What this task involves
Write out all of the data exactly as it appears.

Given material
------------

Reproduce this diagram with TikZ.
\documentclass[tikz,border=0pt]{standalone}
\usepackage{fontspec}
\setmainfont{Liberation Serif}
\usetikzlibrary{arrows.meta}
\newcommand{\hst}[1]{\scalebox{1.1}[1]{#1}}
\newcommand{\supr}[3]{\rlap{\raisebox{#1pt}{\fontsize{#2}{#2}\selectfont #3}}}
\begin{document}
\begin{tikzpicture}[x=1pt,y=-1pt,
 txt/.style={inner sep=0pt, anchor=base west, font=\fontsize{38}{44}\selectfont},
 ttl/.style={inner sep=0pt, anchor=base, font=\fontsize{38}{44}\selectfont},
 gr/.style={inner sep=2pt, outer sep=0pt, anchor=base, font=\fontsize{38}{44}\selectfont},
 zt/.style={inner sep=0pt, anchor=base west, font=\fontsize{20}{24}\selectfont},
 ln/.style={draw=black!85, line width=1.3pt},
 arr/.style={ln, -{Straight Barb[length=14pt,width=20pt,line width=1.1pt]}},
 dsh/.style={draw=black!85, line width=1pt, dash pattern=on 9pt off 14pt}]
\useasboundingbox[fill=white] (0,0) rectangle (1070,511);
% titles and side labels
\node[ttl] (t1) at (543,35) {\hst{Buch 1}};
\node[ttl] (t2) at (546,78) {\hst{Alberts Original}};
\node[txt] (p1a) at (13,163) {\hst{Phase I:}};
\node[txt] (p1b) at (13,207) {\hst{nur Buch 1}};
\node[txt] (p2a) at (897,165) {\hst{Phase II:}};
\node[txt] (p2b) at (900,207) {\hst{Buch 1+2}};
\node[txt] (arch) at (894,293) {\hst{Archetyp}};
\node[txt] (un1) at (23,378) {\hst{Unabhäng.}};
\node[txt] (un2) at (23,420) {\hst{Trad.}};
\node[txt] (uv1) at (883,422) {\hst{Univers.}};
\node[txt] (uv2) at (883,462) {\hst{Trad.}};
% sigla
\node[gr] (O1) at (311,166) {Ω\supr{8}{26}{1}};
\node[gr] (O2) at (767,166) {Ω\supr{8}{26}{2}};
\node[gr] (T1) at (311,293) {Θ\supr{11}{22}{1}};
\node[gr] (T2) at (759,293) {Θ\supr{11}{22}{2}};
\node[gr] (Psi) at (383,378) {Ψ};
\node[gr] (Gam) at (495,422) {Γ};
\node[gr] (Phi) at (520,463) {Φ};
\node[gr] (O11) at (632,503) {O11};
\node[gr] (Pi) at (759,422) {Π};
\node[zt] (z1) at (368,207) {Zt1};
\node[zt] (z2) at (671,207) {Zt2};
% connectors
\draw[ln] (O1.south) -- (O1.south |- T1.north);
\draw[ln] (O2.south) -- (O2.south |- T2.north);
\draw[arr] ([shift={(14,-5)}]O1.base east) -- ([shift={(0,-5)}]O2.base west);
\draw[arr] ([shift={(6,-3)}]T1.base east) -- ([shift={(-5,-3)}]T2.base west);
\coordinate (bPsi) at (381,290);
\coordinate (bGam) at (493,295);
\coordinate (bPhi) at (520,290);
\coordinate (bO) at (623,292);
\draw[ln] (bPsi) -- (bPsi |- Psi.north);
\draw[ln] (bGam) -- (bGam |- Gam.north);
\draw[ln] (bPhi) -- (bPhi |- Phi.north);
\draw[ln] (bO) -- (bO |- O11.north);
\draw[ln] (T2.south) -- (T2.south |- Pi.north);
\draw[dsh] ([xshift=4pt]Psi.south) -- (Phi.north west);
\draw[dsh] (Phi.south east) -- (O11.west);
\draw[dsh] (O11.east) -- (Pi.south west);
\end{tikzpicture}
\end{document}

------------

Result of the task
Reproduce this diagram with TikZ.
\documentclass[tikz,border=0pt]{standalone}
\usepackage{fontspec}
\setmainfont{Liberation Serif}
\usetikzlibrary{arrows.meta}
\newcommand{\hst}[1]{\scalebox{1.1}[1]{#1}}
\newcommand{\supr}[3]{\rlap{\raisebox{#1pt}{\fontsize{#2}{#2}\selectfont #3}}}
\begin{document}
\begin{tikzpicture}[x=1pt,y=-1pt,
 txt/.style={inner sep=0pt, anchor=base west, font=\fontsize{38}{44}\selectfont},
 ttl/.style={inner sep=0pt, anchor=base, font=\fontsize{38}{44}\selectfont},
 gr/.style={inner sep=2pt, outer sep=0pt, anchor=base, font=\fontsize{38}{44}\selectfont},
 zt/.style={inner sep=0pt, anchor=base west, font=\fontsize{20}{24}\selectfont},
 ln/.style={draw=black!85, line width=1.3pt},
 arr/.style={ln, -{Straight Barb[length=14pt,width=20pt,line width=1.1pt]}},
 dsh/.style={draw=black!85, line width=1pt, dash pattern=on 9pt off 14pt}]
\useasboundingbox[fill=white] (0,0) rectangle (1070,511);
% titles and side labels
\node[ttl] (t1) at (543,35) {\hst{Buch 1}};
\node[ttl] (t2) at (546,78) {\hst{Alberts Original}};
\node[txt] (p1a) at (13,163) {\hst{Phase I:}};
\node[txt] (p1b) at (13,207) {\hst{nur Buch 1}};
\node[txt] (p2a) at (897,165) {\hst{Phase II:}};
\node[txt] (p2b) at (900,207) {\hst{Buch 1+2}};
\node[txt] (arch) at (894,293) {\hst{Archetyp}};
\node[txt] (un1) at (23,378) {\hst{Unabhäng.}};
\node[txt] (un2) at (23,420) {\hst{Trad.}};
\node[txt] (uv1) at (883,422) {\hst{Univers.}};
\node[txt] (uv2) at (883,462) {\hst{Trad.}};
% sigla
\node[gr] (O1) at (311,166) {Ω\supr{8}{26}{1}};
\node[gr] (O2) at (767,166) {Ω\supr{8}{26}{2}};
\node[gr] (T1) at (311,293) {Θ\supr{11}{22}{1}};
\node[gr] (T2) at (759,293) {Θ\supr{11}{22}{2}};
\node[gr] (Psi) at (383,378) {Ψ};
\node[gr] (Gam) at (495,422) {Γ};
\node[gr] (Phi) at (520,463) {Φ};
\node[gr] (O11) at (632,503) {O11};
\node[gr] (Pi) at (759,422) {Π};
\node[zt] (z1) at (368,207) {Zt1};
\node[zt] (z2) at (671,207) {Zt2};
% connectors
\draw[ln] (O1.south) -- (O1.south |- T1.north);
\draw[ln] (O2.south) -- (O2.south |- T2.north);
\draw[arr] ([shift={(14,-5)}]O1.base east) -- ([shift={(0,-5)}]O2.base west);
\draw[arr] ([shift={(6,-3)}]T1.base east) -- ([shift={(-5,-3)}]T2.base west);
\coordinate (bPsi) at (381,290);
\coordinate (bGam) at (493,295);
\coordinate (bPhi) at (520,290);
\coordinate (bO) at (623,292);
\draw[ln] (bPsi) -- (bPsi |- Psi.north);
\draw[ln] (bGam) -- (bGam |- Gam.north);
\draw[ln] (bPhi) -- (bPhi |- Phi.north);
\draw[ln] (bO) -- (bO |- O11.north);
\draw[ln] (T2.south) -- (T2.south |- Pi.north);
\draw[dsh] ([xshift=4pt]Psi.south) -- (Phi.north west);
\draw[dsh] (Phi.south east) -- (O11.west);
\draw[dsh] (O11.east) -- (Pi.south west);
\end{tikzpicture}
\end{document}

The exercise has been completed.